* Data shown *
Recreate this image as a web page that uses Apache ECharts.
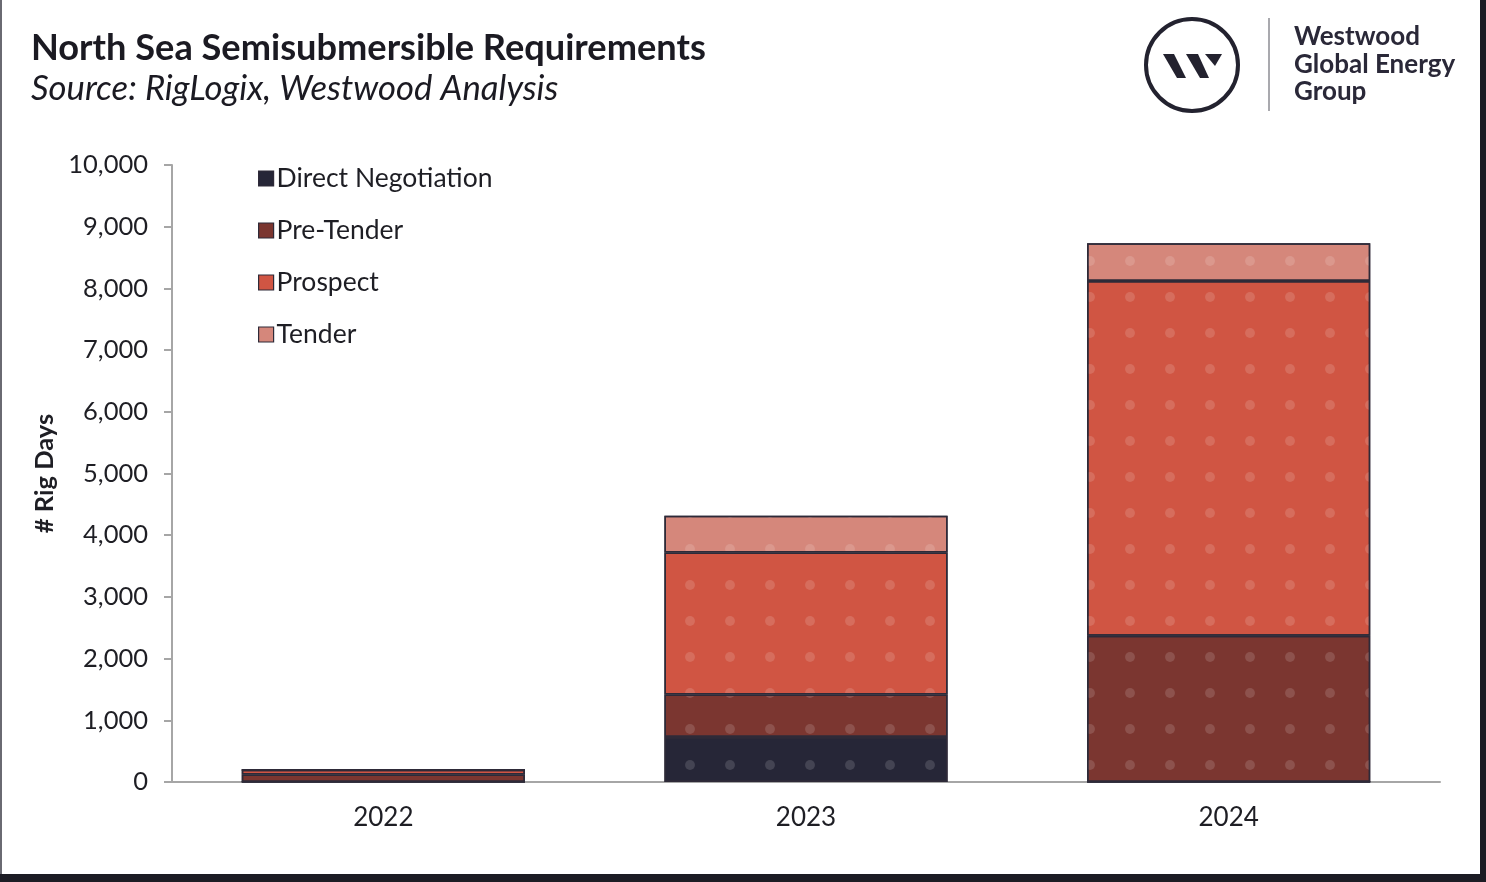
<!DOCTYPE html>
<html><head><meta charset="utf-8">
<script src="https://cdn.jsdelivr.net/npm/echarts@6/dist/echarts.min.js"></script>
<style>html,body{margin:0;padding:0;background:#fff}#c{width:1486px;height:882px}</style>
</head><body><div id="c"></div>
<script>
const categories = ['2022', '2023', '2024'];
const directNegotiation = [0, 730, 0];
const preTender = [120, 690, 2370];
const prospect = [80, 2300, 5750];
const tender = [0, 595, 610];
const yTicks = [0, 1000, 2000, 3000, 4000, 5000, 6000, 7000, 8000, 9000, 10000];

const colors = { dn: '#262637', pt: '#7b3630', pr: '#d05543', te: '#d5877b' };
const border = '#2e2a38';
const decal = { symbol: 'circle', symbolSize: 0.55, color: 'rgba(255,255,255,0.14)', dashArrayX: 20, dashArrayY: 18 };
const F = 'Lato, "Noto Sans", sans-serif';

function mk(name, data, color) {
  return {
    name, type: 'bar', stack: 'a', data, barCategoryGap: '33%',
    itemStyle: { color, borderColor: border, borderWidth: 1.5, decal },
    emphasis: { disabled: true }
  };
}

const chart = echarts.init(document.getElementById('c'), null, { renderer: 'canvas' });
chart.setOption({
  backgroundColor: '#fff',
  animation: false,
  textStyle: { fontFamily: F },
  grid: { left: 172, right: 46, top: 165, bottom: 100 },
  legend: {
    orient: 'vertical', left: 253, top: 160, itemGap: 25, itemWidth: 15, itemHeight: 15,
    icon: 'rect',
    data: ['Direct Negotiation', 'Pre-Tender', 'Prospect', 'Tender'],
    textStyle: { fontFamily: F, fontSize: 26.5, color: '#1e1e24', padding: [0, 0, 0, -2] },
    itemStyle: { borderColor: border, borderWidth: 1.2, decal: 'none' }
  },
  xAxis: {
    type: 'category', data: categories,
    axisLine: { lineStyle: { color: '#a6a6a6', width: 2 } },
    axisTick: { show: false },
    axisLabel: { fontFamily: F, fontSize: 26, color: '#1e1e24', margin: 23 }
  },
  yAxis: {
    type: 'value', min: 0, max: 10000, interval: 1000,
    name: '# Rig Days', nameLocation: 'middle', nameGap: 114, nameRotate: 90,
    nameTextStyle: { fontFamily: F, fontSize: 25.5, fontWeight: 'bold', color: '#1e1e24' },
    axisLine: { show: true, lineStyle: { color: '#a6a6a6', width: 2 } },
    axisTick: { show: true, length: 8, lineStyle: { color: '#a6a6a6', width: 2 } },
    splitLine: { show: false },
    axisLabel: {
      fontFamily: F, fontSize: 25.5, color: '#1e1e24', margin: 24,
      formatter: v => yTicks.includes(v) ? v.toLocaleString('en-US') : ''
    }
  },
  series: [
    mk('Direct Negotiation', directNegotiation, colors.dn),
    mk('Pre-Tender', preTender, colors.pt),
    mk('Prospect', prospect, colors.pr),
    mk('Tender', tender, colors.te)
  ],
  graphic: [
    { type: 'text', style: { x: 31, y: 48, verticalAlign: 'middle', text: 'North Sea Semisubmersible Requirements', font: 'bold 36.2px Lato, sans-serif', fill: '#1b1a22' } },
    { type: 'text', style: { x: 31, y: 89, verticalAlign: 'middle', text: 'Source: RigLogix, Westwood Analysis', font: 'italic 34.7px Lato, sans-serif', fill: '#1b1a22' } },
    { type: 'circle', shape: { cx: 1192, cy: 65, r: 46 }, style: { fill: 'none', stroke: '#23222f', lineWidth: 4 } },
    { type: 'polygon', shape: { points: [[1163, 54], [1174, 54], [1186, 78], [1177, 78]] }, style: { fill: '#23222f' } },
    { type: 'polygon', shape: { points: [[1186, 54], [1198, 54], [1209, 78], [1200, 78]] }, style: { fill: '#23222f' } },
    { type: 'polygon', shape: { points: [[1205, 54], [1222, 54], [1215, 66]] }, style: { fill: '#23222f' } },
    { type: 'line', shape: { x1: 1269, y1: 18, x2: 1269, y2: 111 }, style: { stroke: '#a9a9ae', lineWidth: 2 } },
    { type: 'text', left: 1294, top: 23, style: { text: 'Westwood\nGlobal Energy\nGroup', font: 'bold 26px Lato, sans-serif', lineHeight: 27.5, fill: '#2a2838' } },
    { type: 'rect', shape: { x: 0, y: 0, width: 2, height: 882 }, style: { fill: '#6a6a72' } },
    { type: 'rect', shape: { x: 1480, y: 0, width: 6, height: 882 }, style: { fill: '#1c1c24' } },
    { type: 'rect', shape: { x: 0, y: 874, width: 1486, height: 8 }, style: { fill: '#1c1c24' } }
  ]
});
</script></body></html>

* Short exercise *
Repeat only what lies between the start of the data and the end of the line containing "8000, 9000, 10000];", exactly, with pictures left out.

* Exercise answer *
Recreate this image as a web page that uses Apache ECharts.
<!DOCTYPE html>
<html><head><meta charset="utf-8">
<script src="https://cdn.jsdelivr.net/npm/echarts@6/dist/echarts.min.js"></script>
<style>html,body{margin:0;padding:0;background:#fff}#c{width:1486px;height:882px}</style>
</head><body><div id="c"></div>
<script>
const categories = ['2022', '2023', '2024'];
const directNegotiation = [0, 730, 0];
const preTender = [120, 690, 2370];
const prospect = [80, 2300, 5750];
const tender = [0, 595, 610];
const yTicks = [0, 1000, 2000, 3000, 4000, 5000, 6000, 7000, 8000, 9000, 10000];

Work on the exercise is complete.